Associate Professor Bradley Chamberlain is the 2013 Janet Andersen Award winner for the Physical Sciences, Math, and Computer Science. The following excerpt is from a nomination letter written by one of his colleagues:

“Bradley (Brad) Chamberlain is an inspiring mentor to the numerous research students who have had the opportunity to work with him in truly collaborative research over the last 12 years at Luther College. I nominate Brad for the Janet Andersen Award for his outstanding leadership in undergraduate research, his dedication to his students, [and] his impressive record of securing funding for major equipment which has benefitted the students and department as a whole.
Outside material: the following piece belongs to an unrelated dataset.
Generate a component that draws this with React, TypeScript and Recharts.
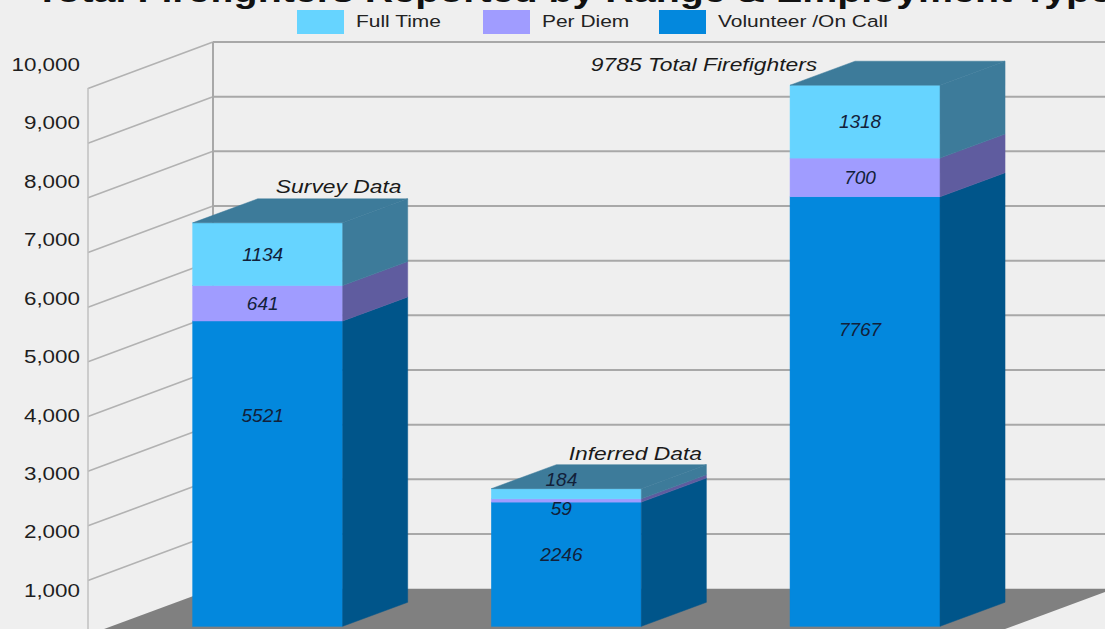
import React from 'react'
import {
  BarChart,
  Bar,
  XAxis,
  YAxis,
  CartesianGrid,
  Legend,
  LabelList,
  Customized,
} from 'recharts'

// values
const title = 'Total Firefighters Reported by Range & Employment Type'
const categories = ['Survey Data', 'Inferred Data', 'Total']
const notes = ['Survey Data', 'Inferred Data', '9785 Total Firefighters']
const seriesNames = ['Full Time', 'Per Diem', 'Volunteer /On Call']
const volunteer = [5521, 2246, 7767]
const perDiem = [641, 59, 700]
const fullTime = [1134, 184, 1318]
const yTicks = [1000, 2000, 3000, 4000, 5000, 6000, 7000, 8000, 9000, 10000]

const data = categories.map((name, i) => ({
  name,
  note: notes[i],
  volunteer: volunteer[i],
  perDiem: perDiem[i],
  fullTime: fullTime[i],
}))

const W = 1105
const H = 629
const TOP = 40
const BOTTOM = 650
const DX = 65
const DY = 24
const WALL_FRONT_X = 88
const WALL_BACK_X = 213
const WALL_DROP = 46.5
const WALL_ZERO = 588.7
const LABEL_RIGHT = 80
const STRETCH = 1.27
const FONT = '"Liberation Sans", Arial, sans-serif'

// each plane of the fake 3D has its own scale: y of zero and px per unit
const planeDomain = (zeroY: number, perUnit: number): [number, number] => [
  (zeroY - BOTTOM) / perUnit,
  (zeroY - TOP) / perUnit,
]
const barDomain = planeDomain(626.3, 0.0553)
const wallDomain = planeDomain(WALL_ZERO, 0.05467)
const labelDomain = planeDomain(648.6, 0.05848)

const TOP_FACE = '#3d7b9a'
const LEGEND_X = [297, 483, 659]
const NOTE_OFFSETS = [
  { dx: 71, dy: -30 },
  { dx: 69, dy: -29 },
  { dx: -161, dy: -14 },
]

function block(side: string, withTop: boolean) {
  return (p: any) => {
    const { x, y, width, height, fill } = p
    if (!height) return <g />
    const r = x + width
    const b = y + height
    return (
      <g>
        <rect x={x} y={y} width={width} height={height} fill={fill} stroke={fill} strokeWidth={0.5} />
        <polygon
          points={`${r},${y} ${r + DX},${y - DY} ${r + DX},${b - DY} ${r},${b}`}
          fill={side}
          stroke={side}
          strokeWidth={0.5}
        />
        {withTop && (
          <polygon
            points={`${x},${y} ${r},${y} ${r + DX},${y - DY} ${x + DX},${y - DY}`}
            fill={TOP_FACE}
            stroke={TOP_FACE}
            strokeWidth={0.5}
          />
        )}
      </g>
    )
  }
}

function segLabel(place: (y: number, h: number) => number) {
  return (p: any) => {
    const vb = p.viewBox ?? p
    const { x, y, width, height } = vb
    return (
      <text
        x={x + width / 2 - 5}
        y={place(y, height)}
        textAnchor="middle"
        dominantBaseline="central"
        fontStyle="italic"
        fontSize={19}
        fontFamily={FONT}
        fill="#12213a"
      >
        {p.value}
      </text>
    )
  }
}

const noteLabel = (p: any) => {
  const vb = p.viewBox ?? p
  const o = NOTE_OFFSETS[p.index] ?? { dx: 0, dy: -30 }
  const cx = vb.x + vb.width / 2 + o.dx
  const by = vb.y + o.dy
  return (
    <text
      transform={`translate(${cx},${by}) scale(${STRETCH},1)`}
      textAnchor="middle"
      fontStyle="italic"
      fontSize={18}
      fontFamily={FONT}
      fill="#1a1a1a"
    >
      {p.value}
    </text>
  )
}

const YTick = (p: any) => (
  <text
    transform={`translate(${LABEL_RIGHT},${p.y}) scale(1.18,1)`}
    textAnchor="end"
    dominantBaseline="central"
    fontSize={19}
    fontFamily={FONT}
    fill="#1e1e1e"
  >
    {Number(p.payload.value).toLocaleString('en-US')}
  </text>
)

const wallLine = (p: any) => {
  const y = p.y1
  const key = p.key ?? `wall-${p.index}`
  // grid may also hand over the plot's top edge, which is not a tick
  if (Math.abs(y - TOP) < 1) return <g key={key} />
  return (
    <g key={key}>
      <line x1={WALL_BACK_X} y1={y} x2={W} y2={y} stroke="#a8a8a8" strokeWidth={2} />
      <line
        x1={WALL_FRONT_X}
        y1={y + WALL_DROP}
        x2={WALL_BACK_X}
        y2={y}
        stroke="#b2b2b2"
        strokeWidth={1.6}
      />
    </g>
  )
}

const Room = () => {
  const k = 0.37
  const low = 645
  const d = low - WALL_ZERO
  return (
    <g>
      <polygon
        points={`${WALL_BACK_X},${WALL_ZERO} ${W + 9},${WALL_ZERO} ${W + 9 - d / k},${low} ${WALL_BACK_X - d / k},${low}`}
        fill="#808080"
      />
      <line x1={WALL_BACK_X} y1={42} x2={WALL_BACK_X} y2={WALL_ZERO} stroke="#a8a8a8" strokeWidth={2} />
      <line x1={WALL_FRONT_X} y1={88} x2={WALL_FRONT_X} y2={H} stroke="#c0c0c0" strokeWidth={1.5} />
      {/* title sits mostly above the visible area, only its lower part shows */}
      <text
        transform={`translate(1112,1.5) scale(${STRETCH},1)`}
        textAnchor="end"
        fontSize={31}
        fontWeight="bold"
        fontFamily={FONT}
        fill="#111"
      >
        {title}
      </text>
    </g>
  )
}

const legendContent = (p: any) => {
  const items = [...(p.payload ?? [])].sort(
    (a: any, b: any) => seriesNames.indexOf(a.value) - seriesNames.indexOf(b.value),
  )
  return (
    <div style={{ position: 'relative', height: 0 }}>
      <svg
        width={W}
        height={40}
        style={{ position: 'absolute', left: 0, top: 0, overflow: 'visible' }}
      >
        {items.map((it: any, i: number) => (
          <g key={it.value}>
            <rect x={LEGEND_X[i]} y={10} width={47} height={24} fill={it.color} />
            <text
              transform={`translate(${LEGEND_X[i] + 59},27) scale(${STRETCH},1)`}
              fontSize={16.5}
              fontFamily={FONT}
              fill="#222"
            >
              {it.value}
            </text>
          </g>
        ))}
      </svg>
    </div>
  )
}

export default function App() {
  return (
    <div
      style={{
        position: 'absolute',
        left: 0,
        top: 0,
        width: W,
        height: H,
        background: '#efefef',
        overflow: 'hidden',
      }}
    >
      <BarChart
        width={W}
        height={H}
        data={data}
        margin={{ top: TOP, right: 90.3, left: 0, bottom: H - BOTTOM }}
      >
        <Customized component={<Room />} />
        <CartesianGrid yAxisId="wall" vertical={false} horizontal={wallLine} />
        <XAxis dataKey="name" hide />
        <YAxis yAxisId="bar" type="number" domain={barDomain} allowDataOverflow hide />
        <YAxis
          yAxisId="wall"
          type="number"
          domain={wallDomain}
          ticks={yTicks}
          allowDataOverflow
          hide
        />
        <YAxis
          yAxisId="lab"
          type="number"
          domain={labelDomain}
          ticks={yTicks}
          interval={0}
          allowDataOverflow
          width={118.7}
          axisLine={false}
          tickLine={false}
          tick={<YTick />}
        />
        <Legend
          verticalAlign="top"
          content={legendContent}
          wrapperStyle={{ top: 0, left: 0, width: W }}
        />
        <Bar
          yAxisId="bar"
          dataKey="volunteer"
          name={seriesNames[2]}
          stackId="s"
          fill="#0388dd"
          barSize={150}
          shape={block('#00558a', false)}
          isAnimationActive={false}
        >
          <LabelList dataKey="volunteer" content={segLabel((y, h) => y + Math.max(0.31 * h, 52))} />
        </Bar>
        <Bar
          yAxisId="bar"
          dataKey="perDiem"
          name={seriesNames[1]}
          stackId="s"
          fill="#a09cff"
          barSize={150}
          shape={block('#5f5c9f', false)}
          isAnimationActive={false}
        >
          <LabelList
            dataKey="perDiem"
            content={segLabel((y, h) => (h < 12 ? y + h + 6 : y + h / 2))}
          />
        </Bar>
        <Bar
          yAxisId="bar"
          dataKey="fullTime"
          name={seriesNames[0]}
          stackId="s"
          fill="#66d4ff"
          barSize={150}
          shape={block('#3d7b9a', true)}
          isAnimationActive={false}
        >
          <LabelList
            dataKey="fullTime"
            content={segLabel((y, h) => (h < 20 ? y - 9 : y + h / 2))}
          />
          <LabelList dataKey="note" content={noteLabel} />
        </Bar>
      </BarChart>
    </div>
  )
}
Students enjoy taking Brad’s classes and working in his lab because he knows how to put chemistry and science into real life contexts. … He makes science approachable and interesting, and he does the same in his research. Seeking out new effective catalysts for polymerization reactions is difficult synthetic work, and though the students feel challenged in his lab, they also see cutting edge techniques and grow as scientists to help in their future careers.”


Biological Sciences and Psychology

Professor Daniel Hornbach
Departments of Environmental Studies and Biology 
Macalester College, St. Paul, MN



Professor Daniel Hornbach was selected for the 2013 Janet Andersen award in the Biological Sciences and Psychology. The following statements are taken from a letter written by several of Dan’s colleagues in nomination for this award:

“Dan’s commitment to working collaboratively with students represents a facet of his life’s work. … Each of Dan’s students has experienced the joy of scientific discovery inherent in scientific research; their research experiences transcend narrowly defined projects. Dan’s students have gone on to work in areas that include molecular biology, genetics, and biological anthropology. In addition, Dan has structured his research program to allow students the opportunity to develop skills as members of a team and experience the importance of collaboration. Some of Dan’s students now work in resource management, public health, investment banking, organic farming, and sustainability management, to name a few.

[Listing] student accomplishments fails, however, to capture the ways that Dan’s role as a mentor has impacted his research program. Since effective mentoring relies on the give and take of relationships, it is not surprising that Dan’s interactions with students has changed the direction of his research. The combination of a socially aware student body with the inclusion of service to society as a component of Macalester’s mission statement prompted Dan to shift his focus from research that examined theories of life-history evolution to questions related to conservation of endangered species.”